The sum of the First Number and the Second Number is 70.
x + y = 70

The product of the First Number and the Second Number is 1224.
x . y = 1224

We have two unknowns in the form of x and y so we have to eliminate one unknown in order for us to solve the equation and we can do that by expressing one unknown in terms of the other.

Hence:
x + y = 70
x = 70 - y

Expressing x in terms of y, we have:
x . y = 1224
(70 - y) . y = 1224
y2 -70y + 1224 = 0

Now, we have arrived at a quadratic equation by simplifying the equation. So, we can use either of the methods mentioned above in solving this equation.
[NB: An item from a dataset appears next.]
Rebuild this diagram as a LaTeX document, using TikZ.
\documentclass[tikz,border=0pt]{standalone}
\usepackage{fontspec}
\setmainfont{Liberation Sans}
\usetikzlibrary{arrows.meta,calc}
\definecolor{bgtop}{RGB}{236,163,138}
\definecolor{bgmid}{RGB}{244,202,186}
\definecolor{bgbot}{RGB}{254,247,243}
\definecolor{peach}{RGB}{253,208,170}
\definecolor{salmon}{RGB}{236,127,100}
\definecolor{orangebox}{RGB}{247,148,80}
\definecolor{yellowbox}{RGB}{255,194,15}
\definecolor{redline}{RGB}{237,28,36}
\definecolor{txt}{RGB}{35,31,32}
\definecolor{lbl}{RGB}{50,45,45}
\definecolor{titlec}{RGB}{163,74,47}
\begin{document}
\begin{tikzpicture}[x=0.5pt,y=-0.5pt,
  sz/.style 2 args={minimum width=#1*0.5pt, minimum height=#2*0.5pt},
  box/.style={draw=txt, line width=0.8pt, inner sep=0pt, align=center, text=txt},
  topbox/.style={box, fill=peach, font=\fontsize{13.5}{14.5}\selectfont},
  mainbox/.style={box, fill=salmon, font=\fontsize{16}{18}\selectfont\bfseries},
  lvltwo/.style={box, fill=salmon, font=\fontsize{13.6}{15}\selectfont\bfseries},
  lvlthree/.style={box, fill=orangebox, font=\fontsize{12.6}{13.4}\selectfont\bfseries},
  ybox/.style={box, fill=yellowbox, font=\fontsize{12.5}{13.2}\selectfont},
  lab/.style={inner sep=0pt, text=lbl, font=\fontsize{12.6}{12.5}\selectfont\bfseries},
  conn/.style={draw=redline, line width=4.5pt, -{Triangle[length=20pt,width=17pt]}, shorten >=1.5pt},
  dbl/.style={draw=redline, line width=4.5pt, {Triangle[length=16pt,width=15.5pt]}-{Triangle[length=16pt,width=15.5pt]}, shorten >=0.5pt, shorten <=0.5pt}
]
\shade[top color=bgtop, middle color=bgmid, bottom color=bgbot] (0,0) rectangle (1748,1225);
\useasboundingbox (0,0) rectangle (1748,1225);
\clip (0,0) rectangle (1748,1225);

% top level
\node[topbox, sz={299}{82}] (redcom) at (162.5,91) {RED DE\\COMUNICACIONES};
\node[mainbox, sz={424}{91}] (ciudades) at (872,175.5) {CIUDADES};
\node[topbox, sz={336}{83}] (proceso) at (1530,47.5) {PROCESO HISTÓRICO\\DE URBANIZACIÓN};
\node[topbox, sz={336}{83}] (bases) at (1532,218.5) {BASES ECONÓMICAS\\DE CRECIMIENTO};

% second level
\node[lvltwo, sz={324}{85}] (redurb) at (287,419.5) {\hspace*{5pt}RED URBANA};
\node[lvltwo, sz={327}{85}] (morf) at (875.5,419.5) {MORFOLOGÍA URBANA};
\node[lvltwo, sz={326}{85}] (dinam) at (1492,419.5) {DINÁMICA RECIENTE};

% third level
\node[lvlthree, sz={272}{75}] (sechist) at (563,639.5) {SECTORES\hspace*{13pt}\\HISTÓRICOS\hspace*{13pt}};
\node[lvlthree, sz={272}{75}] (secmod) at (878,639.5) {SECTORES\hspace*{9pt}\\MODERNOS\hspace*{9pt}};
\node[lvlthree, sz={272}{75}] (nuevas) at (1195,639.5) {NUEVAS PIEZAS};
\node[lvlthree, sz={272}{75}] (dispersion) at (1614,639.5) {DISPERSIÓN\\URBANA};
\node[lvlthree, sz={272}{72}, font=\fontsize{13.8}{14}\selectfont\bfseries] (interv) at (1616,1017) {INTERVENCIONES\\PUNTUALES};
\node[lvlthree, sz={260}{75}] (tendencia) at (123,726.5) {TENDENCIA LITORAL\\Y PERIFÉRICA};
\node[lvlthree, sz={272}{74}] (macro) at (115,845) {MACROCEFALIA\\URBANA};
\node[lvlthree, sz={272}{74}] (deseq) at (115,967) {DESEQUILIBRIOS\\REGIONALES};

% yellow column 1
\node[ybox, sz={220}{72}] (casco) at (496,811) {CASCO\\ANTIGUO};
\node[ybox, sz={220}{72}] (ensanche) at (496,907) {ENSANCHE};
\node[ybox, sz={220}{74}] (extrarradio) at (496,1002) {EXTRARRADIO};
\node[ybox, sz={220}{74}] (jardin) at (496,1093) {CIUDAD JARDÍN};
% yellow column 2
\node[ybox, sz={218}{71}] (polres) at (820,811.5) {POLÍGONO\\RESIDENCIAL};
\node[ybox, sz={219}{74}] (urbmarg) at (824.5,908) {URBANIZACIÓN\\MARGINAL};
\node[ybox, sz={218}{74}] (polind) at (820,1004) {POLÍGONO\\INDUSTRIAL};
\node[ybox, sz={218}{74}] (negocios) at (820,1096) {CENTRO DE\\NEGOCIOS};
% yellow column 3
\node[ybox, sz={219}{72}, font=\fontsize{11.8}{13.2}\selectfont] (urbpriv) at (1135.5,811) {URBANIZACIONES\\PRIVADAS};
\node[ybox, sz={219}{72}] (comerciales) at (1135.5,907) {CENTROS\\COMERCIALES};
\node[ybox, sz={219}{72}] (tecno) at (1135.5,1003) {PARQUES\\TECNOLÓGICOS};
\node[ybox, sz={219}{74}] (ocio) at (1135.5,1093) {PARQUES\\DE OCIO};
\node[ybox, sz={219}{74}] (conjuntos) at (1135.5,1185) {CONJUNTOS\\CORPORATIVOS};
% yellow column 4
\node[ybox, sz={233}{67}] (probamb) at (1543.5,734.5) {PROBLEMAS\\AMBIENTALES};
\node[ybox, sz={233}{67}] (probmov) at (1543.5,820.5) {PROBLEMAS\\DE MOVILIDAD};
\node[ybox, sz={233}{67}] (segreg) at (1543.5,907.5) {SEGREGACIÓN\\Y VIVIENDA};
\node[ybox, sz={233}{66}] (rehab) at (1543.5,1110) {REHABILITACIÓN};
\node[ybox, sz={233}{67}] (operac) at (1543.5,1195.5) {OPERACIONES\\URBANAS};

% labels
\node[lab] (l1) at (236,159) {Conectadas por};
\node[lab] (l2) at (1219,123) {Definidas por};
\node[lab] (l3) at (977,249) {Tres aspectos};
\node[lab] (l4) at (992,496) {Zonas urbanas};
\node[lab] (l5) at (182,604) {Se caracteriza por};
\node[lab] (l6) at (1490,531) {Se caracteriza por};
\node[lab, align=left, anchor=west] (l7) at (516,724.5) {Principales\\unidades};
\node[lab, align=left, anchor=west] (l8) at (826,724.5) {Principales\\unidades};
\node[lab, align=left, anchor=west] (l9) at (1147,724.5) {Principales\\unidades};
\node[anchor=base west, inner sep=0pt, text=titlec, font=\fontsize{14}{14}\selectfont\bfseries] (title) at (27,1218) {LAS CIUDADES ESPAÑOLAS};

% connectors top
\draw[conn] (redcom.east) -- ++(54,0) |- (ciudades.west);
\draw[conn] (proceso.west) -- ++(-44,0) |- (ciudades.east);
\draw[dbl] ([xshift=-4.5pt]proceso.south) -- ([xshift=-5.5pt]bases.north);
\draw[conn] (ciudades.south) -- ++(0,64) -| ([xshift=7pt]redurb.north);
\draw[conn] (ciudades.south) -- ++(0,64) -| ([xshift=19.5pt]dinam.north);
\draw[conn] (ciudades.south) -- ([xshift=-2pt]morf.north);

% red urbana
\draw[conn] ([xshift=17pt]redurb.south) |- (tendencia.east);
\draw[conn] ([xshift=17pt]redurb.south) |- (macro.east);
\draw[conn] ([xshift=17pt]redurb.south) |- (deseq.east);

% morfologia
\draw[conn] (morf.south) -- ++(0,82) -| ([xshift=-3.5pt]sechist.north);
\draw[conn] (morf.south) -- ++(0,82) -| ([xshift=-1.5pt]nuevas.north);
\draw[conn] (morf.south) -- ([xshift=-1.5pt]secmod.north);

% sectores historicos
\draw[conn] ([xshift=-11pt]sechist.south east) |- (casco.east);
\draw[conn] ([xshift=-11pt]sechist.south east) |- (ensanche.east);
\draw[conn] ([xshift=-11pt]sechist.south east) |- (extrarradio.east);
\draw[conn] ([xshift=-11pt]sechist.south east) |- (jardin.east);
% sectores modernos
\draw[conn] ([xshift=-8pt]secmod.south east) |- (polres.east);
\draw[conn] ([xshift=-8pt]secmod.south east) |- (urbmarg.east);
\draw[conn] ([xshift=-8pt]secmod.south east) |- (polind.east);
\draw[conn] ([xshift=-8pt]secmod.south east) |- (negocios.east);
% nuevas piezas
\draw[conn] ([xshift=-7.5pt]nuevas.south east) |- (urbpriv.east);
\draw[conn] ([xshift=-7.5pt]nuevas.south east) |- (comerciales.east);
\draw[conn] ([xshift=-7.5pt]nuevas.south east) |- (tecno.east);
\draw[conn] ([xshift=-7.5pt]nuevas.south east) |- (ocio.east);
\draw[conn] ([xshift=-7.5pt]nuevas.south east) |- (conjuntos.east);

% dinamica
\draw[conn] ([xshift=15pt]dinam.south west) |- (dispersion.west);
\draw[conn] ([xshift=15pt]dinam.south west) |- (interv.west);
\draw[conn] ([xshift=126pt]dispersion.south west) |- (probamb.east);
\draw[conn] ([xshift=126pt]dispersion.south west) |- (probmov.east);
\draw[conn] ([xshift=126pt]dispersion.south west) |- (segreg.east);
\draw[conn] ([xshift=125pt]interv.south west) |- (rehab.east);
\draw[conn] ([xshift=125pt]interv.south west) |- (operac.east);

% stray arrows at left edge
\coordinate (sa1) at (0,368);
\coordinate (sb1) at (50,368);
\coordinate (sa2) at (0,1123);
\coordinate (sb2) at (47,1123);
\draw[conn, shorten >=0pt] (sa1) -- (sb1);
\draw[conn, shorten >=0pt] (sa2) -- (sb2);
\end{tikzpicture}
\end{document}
In this case, let's use the quadratic formula in solving the problem.

The quadratic formula has a general form of:

(-b +- sqrt(b2 - 4ac)) / 2a

(sorry but this blog editor doesn't support square root and superscripts)

Substituting the values to the formula, we have:
(-(-70) +- sqrt( (-70)2 - 4(1)(1224))) / 2(1)

Since we have two solutions for the equation, we then have:

Solution 1:
(70 + sqrt(4) )/2

Solution 2:
(70 - sqrt(4) )/2

Which will give us:

Solution 1:
36

Solution 2:
34

So does this satisfy the original problem? Let's see:

The sum of the First Number and the Second Number is 70.
x + y = 70
36 + 34 = 70
70 = 70

The product of the First Number and the Second Number is 1224.
x . y = 1224
36 . 34 = 1224
1024 = 1224

We have an equality!! And so without having to guess a lot of random numbers, we have arrived at the answers to the equation without even having to break a sweat! This is an easy one. There are a lot of problems out there in the world that requires much complex computation than this one. But of course, knowing the fundamentals really simplify matters a lot!! I'm planning to do a Java applet that does a simulation which incorporates solving equations (like those work rate problem that we had on my last blog) - but that is after I learn how to do applets. I'm planning to touch it next week though.

I'll be continuing to solve 10-20 more numbers on the book today before I sleep. So I guess this is it for now. I'm gonna hit the books again and hopefully, I don't get papercuts this time ;)